Overall, we were unable to find a strong emphasis of CLDN 18.2 expression at a particular tumor site. As the tumor periphery and metastases are thought to be the relevant scenes of invasion, the question about CLDN18.2’s role in tumor progression and dissemination remains unanswered. Interestingly, claudin subtypes 3 and 4 have been particularly linked to the invasive character of TOC [37]. A gene analysis found them to be among the most upregulated genes in TOC cells [38]. Knockdown of CLDN3 or CLDN4 in tumor cell lines results in reduced tight junction formation and increased invasiveness [39]. Several immunohistochemical studies could associate high expression levels of CLDN3 and CLDN4 with poorer survival [40‐42]. These findings support the hypothesis that claudin-mediated alterations in tight junction integrity with subsequent loss of polarity and cellular adhesion represent hallmarks of carcinogenesis [43].

The recently published results of the SPOTLIGHT and GLOW studies promote large expectations [15, 16]. In a large set of locally advanced or metastasized gastric cancers, a regimen of Zolbetuximab + mFOLFOX6 (5-fluoruracil plus oxaliplatin and leucovorin) showed significant superiority compared to the placebo-controlled group. The risk of progression or death was reduced by 25%, and the median PFS was prolonged by approximately 2 months. Median overall survival rose from 15.54 to 18.23 months, resulting in a hazard ratio concerning the risk of death of 0.75 [15]. These outcomes raise the hope of potentially being transferable to other CLDN18.2-positive entities, such as MTOCs. Its pronounced expression in the predominantly gastrointestinal differentiated MTOCs illustrates the close biological relationship of the two entities that might come along with a similar vulnerability toward targeted therapy. As our study provides evidence for the occurrence of CLDN18.2 at all tumor sites, a therapy with, e.g., Zolbetuximab might be able to temper the current therapeutic deficit in advanced MTOC. However, in view of the epidemiology of the disease, realistic expectations should be maintained. MTOCs, which are very rare anyway, are usually diagnosed at an early stage and can then be adequately treated surgically. Finding a sufficient number of patients for clinical trials has already proven to be complicated and the potential target group for an anti-CLDN18.2 therapy may be too small to arouse the serious interest of trial sponsors [44].

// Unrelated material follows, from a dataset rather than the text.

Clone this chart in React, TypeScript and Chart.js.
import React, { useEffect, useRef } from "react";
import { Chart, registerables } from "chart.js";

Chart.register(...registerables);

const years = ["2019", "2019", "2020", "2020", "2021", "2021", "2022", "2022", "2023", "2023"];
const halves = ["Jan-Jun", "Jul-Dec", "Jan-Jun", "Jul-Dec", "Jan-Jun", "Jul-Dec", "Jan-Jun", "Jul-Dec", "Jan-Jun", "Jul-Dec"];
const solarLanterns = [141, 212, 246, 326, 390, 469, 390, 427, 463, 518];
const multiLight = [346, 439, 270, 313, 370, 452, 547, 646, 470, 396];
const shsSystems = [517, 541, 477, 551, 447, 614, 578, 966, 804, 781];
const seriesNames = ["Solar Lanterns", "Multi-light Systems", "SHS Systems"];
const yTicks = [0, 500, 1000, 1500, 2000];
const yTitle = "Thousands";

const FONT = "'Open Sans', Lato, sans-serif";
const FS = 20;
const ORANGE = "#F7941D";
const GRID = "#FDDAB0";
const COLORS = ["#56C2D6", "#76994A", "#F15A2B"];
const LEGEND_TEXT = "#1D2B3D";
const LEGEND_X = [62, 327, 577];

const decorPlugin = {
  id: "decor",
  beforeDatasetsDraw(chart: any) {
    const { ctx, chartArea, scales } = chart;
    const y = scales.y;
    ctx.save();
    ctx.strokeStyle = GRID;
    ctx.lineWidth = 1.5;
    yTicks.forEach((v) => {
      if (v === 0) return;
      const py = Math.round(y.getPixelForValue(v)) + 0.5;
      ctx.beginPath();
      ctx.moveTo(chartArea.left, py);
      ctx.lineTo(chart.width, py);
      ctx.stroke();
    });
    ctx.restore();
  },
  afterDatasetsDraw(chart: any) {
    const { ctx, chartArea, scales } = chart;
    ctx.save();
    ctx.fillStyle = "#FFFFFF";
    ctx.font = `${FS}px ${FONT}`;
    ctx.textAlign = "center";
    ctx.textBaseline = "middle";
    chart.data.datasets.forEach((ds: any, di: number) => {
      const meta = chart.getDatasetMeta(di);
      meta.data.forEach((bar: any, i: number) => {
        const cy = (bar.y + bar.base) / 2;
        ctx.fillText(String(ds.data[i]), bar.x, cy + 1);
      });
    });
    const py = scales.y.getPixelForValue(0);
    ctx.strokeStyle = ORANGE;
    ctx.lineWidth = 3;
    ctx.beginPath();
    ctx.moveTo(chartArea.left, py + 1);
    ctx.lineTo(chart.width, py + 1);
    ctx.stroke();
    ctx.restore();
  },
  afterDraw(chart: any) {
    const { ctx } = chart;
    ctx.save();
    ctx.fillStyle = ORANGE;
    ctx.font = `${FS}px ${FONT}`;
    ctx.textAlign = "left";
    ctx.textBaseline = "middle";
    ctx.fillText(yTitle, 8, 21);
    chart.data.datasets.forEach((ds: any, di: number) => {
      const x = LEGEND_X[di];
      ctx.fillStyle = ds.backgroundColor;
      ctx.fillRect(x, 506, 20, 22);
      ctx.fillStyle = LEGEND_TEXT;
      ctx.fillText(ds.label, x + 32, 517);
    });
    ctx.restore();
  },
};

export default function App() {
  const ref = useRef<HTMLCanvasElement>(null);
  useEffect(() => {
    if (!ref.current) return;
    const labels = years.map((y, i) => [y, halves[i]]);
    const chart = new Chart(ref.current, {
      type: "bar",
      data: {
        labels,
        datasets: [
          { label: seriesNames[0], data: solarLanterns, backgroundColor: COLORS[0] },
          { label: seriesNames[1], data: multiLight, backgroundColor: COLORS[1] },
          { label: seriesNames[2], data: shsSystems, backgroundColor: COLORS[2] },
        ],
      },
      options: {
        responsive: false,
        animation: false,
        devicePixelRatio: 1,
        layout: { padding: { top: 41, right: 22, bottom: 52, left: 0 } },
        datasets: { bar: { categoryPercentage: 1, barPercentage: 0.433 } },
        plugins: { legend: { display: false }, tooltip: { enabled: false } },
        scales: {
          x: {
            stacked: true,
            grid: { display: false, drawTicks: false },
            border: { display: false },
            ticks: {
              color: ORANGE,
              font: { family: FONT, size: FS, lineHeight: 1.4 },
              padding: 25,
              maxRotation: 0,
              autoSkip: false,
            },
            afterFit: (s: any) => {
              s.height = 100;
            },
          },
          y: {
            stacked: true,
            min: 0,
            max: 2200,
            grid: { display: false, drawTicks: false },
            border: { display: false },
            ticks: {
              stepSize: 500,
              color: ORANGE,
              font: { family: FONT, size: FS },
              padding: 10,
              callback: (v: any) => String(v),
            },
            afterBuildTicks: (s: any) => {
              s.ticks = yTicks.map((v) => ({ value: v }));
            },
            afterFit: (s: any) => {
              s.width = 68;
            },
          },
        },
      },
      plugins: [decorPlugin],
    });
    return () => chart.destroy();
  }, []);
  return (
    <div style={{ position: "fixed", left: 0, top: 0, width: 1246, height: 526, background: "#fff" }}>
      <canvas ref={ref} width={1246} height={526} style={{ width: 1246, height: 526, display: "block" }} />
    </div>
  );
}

The restriction to immunohistochemical analyses only is obviously a limitation of this study. For a deeper understanding of CLDN18.2 gene expression in TOC, concomitant mRNA analyses would be desirable. On the other hand, with high availability and rather low cost, IHC as a diagnostic means in practical use has several advantages. Furthermore, it proves the expression of markers on a protein level. Beyond that, companion diagnostic tests for therapeutic antibodies, which in the case of CLDN18.2 already exist, are usually based on IHC [45]. Another point of criticism to mention is the relatively small statistical power of our analysis. Despite the long retrospective timeframe, only 43 cases of MTOC could eventually be assessed. Since mucinous carcinomas, compared to other subtypes of TOC, have a rather small tendency to spread metastatically, the metastases also did not reach a statistically robust number. Nonetheless, the approach succeeded in revealing certain tendencies in expression patterns and contributing additional insights to the yet scarce information on the topic.